— Start GIVEN RECORDS —

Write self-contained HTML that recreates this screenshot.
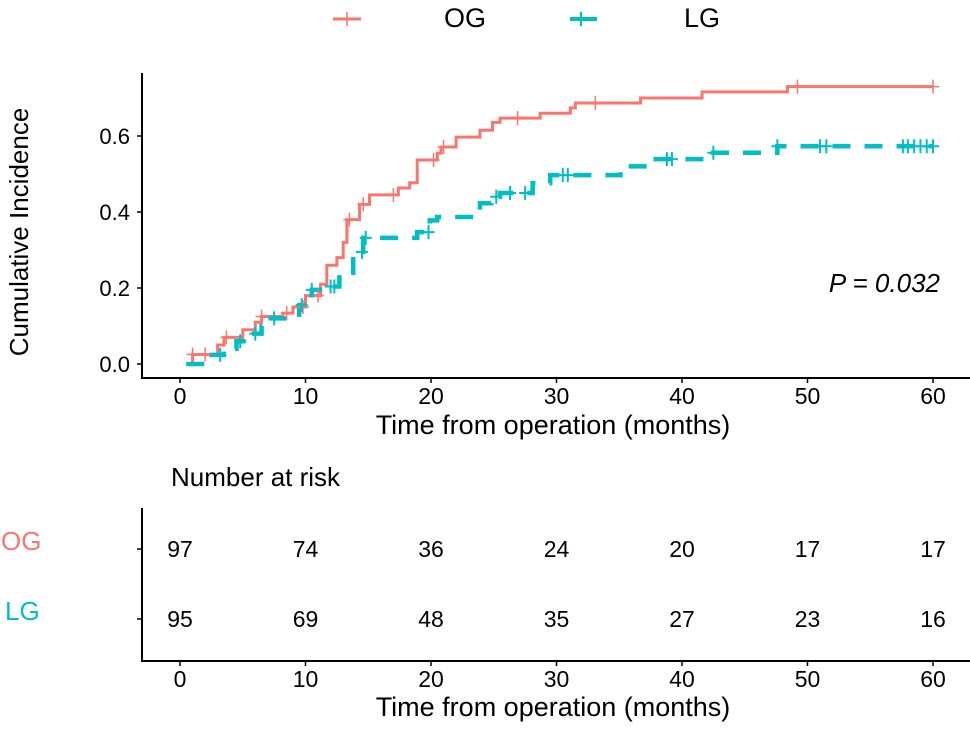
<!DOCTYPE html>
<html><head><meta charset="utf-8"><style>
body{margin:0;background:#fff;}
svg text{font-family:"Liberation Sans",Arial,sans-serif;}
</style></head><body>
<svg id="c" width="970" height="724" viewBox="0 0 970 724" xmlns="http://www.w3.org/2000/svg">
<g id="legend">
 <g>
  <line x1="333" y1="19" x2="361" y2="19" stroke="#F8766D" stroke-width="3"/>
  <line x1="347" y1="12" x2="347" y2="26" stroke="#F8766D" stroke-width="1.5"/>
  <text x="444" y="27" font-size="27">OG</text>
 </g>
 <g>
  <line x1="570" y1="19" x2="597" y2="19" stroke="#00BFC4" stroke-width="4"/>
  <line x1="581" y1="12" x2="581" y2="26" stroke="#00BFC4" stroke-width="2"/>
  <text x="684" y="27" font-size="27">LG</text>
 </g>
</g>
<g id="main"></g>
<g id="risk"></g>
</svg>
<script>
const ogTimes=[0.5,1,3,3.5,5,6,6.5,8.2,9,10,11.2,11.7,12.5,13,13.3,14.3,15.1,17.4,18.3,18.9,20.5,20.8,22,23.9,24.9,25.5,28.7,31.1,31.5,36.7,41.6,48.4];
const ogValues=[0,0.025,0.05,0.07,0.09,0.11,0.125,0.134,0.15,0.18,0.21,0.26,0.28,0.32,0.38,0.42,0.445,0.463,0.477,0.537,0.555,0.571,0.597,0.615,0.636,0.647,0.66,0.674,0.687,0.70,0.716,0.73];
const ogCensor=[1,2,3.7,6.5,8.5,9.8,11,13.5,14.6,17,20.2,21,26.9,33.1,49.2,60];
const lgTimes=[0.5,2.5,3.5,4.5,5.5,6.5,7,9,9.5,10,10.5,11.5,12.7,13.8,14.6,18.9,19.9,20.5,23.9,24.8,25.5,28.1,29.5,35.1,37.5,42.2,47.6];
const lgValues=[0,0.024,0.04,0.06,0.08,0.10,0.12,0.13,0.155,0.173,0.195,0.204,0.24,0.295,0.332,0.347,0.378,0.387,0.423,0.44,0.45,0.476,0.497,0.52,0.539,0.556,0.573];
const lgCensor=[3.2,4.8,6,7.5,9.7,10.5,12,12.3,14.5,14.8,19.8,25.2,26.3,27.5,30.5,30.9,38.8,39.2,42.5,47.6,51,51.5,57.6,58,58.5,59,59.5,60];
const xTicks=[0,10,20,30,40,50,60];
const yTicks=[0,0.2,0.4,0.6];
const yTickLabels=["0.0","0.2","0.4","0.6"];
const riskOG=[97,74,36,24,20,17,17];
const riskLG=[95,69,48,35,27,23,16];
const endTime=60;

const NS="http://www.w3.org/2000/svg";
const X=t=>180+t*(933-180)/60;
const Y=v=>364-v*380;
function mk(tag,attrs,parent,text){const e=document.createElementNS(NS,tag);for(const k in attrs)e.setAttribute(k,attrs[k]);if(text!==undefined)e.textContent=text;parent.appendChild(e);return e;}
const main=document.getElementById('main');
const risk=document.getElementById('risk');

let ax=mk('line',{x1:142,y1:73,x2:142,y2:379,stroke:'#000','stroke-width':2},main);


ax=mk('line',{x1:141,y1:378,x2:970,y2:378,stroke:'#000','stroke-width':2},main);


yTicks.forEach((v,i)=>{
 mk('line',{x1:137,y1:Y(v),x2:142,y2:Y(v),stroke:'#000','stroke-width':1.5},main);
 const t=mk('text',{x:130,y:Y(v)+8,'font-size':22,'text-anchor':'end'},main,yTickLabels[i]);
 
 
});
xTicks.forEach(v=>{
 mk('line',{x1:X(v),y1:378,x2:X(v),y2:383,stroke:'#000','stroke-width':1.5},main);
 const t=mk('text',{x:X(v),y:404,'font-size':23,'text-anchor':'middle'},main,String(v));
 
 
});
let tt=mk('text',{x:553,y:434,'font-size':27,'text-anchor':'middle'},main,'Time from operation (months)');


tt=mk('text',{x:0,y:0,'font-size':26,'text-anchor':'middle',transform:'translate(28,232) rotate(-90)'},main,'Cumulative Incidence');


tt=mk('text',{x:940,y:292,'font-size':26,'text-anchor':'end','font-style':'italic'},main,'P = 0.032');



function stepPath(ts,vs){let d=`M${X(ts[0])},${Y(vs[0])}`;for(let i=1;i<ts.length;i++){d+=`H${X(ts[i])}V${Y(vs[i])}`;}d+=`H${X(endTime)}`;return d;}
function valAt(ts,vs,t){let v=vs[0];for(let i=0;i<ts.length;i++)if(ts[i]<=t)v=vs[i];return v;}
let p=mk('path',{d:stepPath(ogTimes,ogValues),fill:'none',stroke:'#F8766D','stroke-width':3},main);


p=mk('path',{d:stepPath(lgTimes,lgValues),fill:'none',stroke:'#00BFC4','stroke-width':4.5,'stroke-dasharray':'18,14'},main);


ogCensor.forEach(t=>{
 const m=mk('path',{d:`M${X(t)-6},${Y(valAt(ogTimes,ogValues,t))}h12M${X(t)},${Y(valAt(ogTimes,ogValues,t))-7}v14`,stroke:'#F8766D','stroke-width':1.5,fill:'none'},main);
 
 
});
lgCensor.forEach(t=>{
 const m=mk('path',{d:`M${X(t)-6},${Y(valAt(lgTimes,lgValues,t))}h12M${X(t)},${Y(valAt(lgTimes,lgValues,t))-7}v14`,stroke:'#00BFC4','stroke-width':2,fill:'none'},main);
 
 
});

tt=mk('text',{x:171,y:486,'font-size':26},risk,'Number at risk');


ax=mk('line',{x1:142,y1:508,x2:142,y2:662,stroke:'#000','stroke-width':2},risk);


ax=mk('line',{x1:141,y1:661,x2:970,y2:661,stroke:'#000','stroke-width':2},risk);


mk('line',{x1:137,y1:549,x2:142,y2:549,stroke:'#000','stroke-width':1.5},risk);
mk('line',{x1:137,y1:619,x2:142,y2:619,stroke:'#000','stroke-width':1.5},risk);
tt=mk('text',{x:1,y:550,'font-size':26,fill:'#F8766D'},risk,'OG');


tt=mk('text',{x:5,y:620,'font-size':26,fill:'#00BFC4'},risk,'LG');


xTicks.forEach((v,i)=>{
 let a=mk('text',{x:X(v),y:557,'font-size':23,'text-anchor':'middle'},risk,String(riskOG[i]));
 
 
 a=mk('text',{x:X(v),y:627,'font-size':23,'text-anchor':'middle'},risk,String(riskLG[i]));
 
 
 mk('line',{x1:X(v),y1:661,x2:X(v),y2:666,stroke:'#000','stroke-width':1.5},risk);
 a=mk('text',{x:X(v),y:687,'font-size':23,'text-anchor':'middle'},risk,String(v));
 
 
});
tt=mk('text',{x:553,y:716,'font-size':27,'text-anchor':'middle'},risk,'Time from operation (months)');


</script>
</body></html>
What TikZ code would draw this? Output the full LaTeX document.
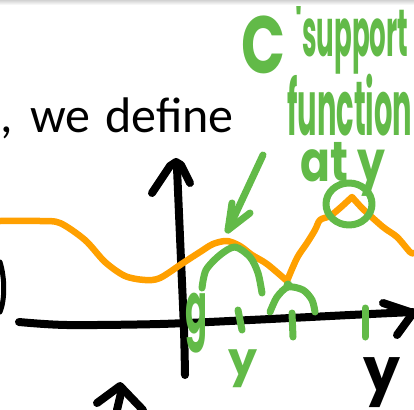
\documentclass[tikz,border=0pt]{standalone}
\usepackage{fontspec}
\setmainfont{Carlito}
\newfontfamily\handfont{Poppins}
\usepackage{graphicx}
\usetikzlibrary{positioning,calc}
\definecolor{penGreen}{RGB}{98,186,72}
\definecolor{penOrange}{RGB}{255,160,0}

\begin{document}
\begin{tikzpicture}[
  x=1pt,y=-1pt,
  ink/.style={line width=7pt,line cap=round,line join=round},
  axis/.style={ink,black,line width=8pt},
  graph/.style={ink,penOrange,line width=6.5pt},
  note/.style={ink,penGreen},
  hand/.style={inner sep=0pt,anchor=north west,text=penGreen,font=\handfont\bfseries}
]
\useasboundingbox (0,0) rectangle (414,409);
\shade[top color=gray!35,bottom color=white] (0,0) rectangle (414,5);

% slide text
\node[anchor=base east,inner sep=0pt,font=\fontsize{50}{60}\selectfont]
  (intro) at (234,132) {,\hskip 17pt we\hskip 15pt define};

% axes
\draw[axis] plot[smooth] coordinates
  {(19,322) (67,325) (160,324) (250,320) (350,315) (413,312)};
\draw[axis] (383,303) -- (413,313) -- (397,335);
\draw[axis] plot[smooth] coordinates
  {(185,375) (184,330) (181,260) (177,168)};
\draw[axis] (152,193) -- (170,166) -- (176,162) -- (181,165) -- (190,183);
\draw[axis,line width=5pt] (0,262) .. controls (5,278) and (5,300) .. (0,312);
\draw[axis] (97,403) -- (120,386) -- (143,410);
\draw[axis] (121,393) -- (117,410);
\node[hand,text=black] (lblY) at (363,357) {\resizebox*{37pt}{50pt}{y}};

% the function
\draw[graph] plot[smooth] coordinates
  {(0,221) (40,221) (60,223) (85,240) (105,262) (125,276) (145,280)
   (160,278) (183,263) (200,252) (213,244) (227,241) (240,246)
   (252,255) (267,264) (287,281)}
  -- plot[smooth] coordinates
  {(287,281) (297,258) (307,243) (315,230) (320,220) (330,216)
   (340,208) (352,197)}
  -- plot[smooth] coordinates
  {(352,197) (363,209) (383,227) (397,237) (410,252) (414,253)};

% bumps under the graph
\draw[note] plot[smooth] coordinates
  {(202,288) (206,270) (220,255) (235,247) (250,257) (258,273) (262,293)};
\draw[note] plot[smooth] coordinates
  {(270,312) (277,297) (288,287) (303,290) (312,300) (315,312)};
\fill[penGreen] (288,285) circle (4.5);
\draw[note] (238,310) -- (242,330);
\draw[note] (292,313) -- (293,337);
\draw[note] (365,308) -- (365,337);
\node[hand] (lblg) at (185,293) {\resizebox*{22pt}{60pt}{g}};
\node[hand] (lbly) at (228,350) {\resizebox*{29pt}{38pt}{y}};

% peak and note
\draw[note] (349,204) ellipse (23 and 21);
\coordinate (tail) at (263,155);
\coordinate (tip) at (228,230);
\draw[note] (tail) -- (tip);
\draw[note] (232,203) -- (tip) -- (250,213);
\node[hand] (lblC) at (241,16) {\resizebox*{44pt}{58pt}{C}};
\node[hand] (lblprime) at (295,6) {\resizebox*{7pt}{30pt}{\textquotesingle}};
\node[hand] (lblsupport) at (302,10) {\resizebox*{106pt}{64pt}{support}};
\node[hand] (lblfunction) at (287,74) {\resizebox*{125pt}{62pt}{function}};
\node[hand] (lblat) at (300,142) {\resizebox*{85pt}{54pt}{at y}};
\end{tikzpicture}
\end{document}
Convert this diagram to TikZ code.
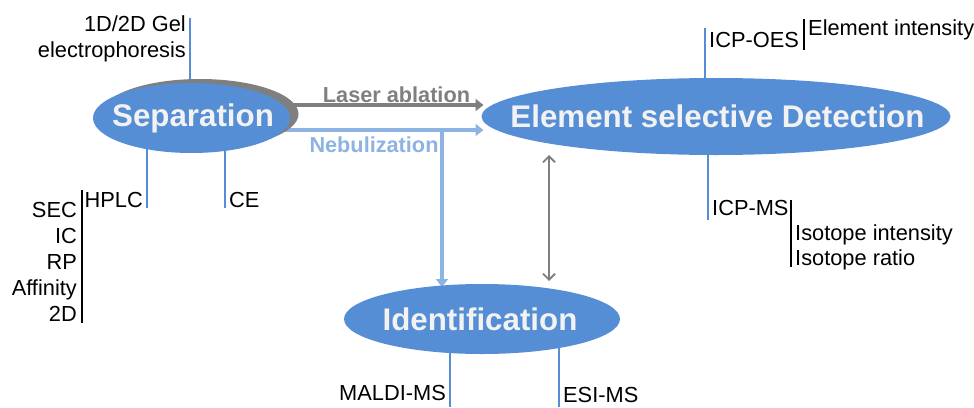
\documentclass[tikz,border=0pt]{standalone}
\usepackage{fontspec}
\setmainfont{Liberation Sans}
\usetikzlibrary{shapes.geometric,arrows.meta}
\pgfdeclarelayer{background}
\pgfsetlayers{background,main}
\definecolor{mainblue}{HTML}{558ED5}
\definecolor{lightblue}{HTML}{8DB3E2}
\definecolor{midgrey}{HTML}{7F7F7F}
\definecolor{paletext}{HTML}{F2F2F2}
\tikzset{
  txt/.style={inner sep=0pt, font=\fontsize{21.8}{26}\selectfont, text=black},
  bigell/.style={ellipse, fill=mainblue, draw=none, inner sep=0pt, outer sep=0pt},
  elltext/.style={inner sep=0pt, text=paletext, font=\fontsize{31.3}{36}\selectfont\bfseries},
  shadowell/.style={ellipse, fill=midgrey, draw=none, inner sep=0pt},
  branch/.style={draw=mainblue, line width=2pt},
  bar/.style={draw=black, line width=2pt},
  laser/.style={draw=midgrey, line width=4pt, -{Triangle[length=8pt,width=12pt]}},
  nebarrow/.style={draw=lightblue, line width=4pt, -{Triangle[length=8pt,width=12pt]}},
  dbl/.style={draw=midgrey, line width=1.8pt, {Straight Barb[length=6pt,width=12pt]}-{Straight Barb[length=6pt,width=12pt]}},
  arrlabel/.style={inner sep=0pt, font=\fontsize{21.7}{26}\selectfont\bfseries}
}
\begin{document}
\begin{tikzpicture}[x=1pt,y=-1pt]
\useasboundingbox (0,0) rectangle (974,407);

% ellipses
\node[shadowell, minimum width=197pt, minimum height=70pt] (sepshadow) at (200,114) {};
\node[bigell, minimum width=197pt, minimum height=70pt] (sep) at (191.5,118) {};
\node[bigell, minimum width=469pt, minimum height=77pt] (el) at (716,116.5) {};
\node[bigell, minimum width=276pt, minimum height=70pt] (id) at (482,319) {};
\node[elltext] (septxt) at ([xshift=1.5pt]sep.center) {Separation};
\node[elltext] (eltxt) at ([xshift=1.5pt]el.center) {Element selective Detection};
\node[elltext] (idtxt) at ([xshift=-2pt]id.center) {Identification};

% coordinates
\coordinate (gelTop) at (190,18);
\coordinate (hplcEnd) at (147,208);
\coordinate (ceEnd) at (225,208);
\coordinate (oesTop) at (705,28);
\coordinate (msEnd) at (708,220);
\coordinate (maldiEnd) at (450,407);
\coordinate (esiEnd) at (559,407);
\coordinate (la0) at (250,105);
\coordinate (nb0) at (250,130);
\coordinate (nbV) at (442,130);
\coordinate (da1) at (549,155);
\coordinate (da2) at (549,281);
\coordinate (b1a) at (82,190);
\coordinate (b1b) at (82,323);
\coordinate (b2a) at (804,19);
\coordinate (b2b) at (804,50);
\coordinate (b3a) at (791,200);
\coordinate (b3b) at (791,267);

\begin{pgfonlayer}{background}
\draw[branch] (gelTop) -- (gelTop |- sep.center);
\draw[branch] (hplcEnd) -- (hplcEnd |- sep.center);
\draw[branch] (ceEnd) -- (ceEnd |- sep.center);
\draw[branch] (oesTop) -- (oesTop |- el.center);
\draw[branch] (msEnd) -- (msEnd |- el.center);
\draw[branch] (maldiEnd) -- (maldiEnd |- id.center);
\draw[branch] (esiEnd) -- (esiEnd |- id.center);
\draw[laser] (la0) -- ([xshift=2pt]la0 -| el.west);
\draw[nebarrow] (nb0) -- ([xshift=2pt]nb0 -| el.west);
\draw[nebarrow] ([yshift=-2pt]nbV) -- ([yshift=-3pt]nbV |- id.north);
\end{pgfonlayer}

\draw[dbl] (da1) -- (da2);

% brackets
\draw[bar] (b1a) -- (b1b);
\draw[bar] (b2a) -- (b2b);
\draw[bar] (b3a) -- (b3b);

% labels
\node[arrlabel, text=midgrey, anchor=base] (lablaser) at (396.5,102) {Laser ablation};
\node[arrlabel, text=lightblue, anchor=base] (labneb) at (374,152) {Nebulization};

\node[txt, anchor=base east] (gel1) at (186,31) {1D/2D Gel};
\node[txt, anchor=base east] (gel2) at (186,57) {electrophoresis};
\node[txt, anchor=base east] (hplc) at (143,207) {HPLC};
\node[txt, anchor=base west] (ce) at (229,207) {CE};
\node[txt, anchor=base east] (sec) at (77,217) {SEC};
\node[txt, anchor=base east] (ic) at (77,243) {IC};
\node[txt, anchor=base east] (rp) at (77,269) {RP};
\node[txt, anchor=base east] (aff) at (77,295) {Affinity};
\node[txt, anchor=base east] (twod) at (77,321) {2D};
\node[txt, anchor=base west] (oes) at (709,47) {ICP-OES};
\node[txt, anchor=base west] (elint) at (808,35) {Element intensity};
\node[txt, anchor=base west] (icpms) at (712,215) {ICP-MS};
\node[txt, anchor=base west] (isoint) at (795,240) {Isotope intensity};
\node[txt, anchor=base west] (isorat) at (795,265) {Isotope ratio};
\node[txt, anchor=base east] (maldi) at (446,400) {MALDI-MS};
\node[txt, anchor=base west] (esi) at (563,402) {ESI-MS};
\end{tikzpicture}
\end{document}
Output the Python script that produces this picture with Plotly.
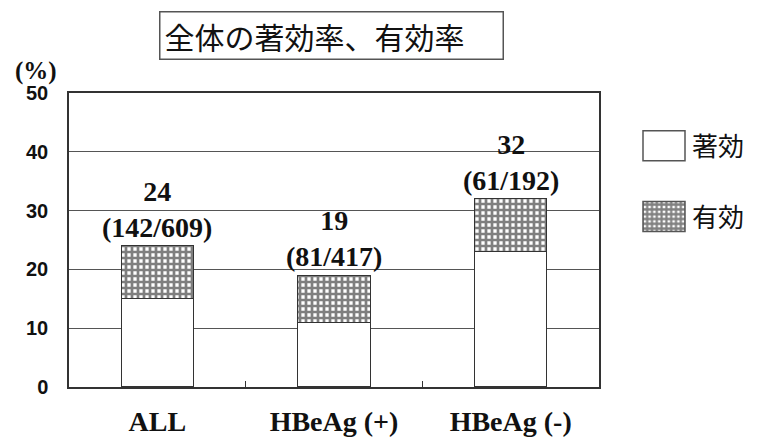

— End GIVEN RECORDS —

INSTRUCTIONS TO FOLLOW :: Copy nothing but the lines from the first one in the listing through the line with "const endTime=60;", and omit the pictures.

OUTPUT ::
Write self-contained HTML that recreates this screenshot.
<!DOCTYPE html>
<html><head><meta charset="utf-8"><style>
body{margin:0;background:#fff;}
svg text{font-family:"Liberation Sans",Arial,sans-serif;}
</style></head><body>
<svg id="c" width="970" height="724" viewBox="0 0 970 724" xmlns="http://www.w3.org/2000/svg">
<g id="legend">
 <g>
  <line x1="333" y1="19" x2="361" y2="19" stroke="#F8766D" stroke-width="3"/>
  <line x1="347" y1="12" x2="347" y2="26" stroke="#F8766D" stroke-width="1.5"/>
  <text x="444" y="27" font-size="27">OG</text>
 </g>
 <g>
  <line x1="570" y1="19" x2="597" y2="19" stroke="#00BFC4" stroke-width="4"/>
  <line x1="581" y1="12" x2="581" y2="26" stroke="#00BFC4" stroke-width="2"/>
  <text x="684" y="27" font-size="27">LG</text>
 </g>
</g>
<g id="main"></g>
<g id="risk"></g>
</svg>
<script>
const ogTimes=[0.5,1,3,3.5,5,6,6.5,8.2,9,10,11.2,11.7,12.5,13,13.3,14.3,15.1,17.4,18.3,18.9,20.5,20.8,22,23.9,24.9,25.5,28.7,31.1,31.5,36.7,41.6,48.4];
const ogValues=[0,0.025,0.05,0.07,0.09,0.11,0.125,0.134,0.15,0.18,0.21,0.26,0.28,0.32,0.38,0.42,0.445,0.463,0.477,0.537,0.555,0.571,0.597,0.615,0.636,0.647,0.66,0.674,0.687,0.70,0.716,0.73];
const ogCensor=[1,2,3.7,6.5,8.5,9.8,11,13.5,14.6,17,20.2,21,26.9,33.1,49.2,60];
const lgTimes=[0.5,2.5,3.5,4.5,5.5,6.5,7,9,9.5,10,10.5,11.5,12.7,13.8,14.6,18.9,19.9,20.5,23.9,24.8,25.5,28.1,29.5,35.1,37.5,42.2,47.6];
const lgValues=[0,0.024,0.04,0.06,0.08,0.10,0.12,0.13,0.155,0.173,0.195,0.204,0.24,0.295,0.332,0.347,0.378,0.387,0.423,0.44,0.45,0.476,0.497,0.52,0.539,0.556,0.573];
const lgCensor=[3.2,4.8,6,7.5,9.7,10.5,12,12.3,14.5,14.8,19.8,25.2,26.3,27.5,30.5,30.9,38.8,39.2,42.5,47.6,51,51.5,57.6,58,58.5,59,59.5,60];
const xTicks=[0,10,20,30,40,50,60];
const yTicks=[0,0.2,0.4,0.6];
const yTickLabels=["0.0","0.2","0.4","0.6"];
const riskOG=[97,74,36,24,20,17,17];
const riskLG=[95,69,48,35,27,23,16];
const endTime=60;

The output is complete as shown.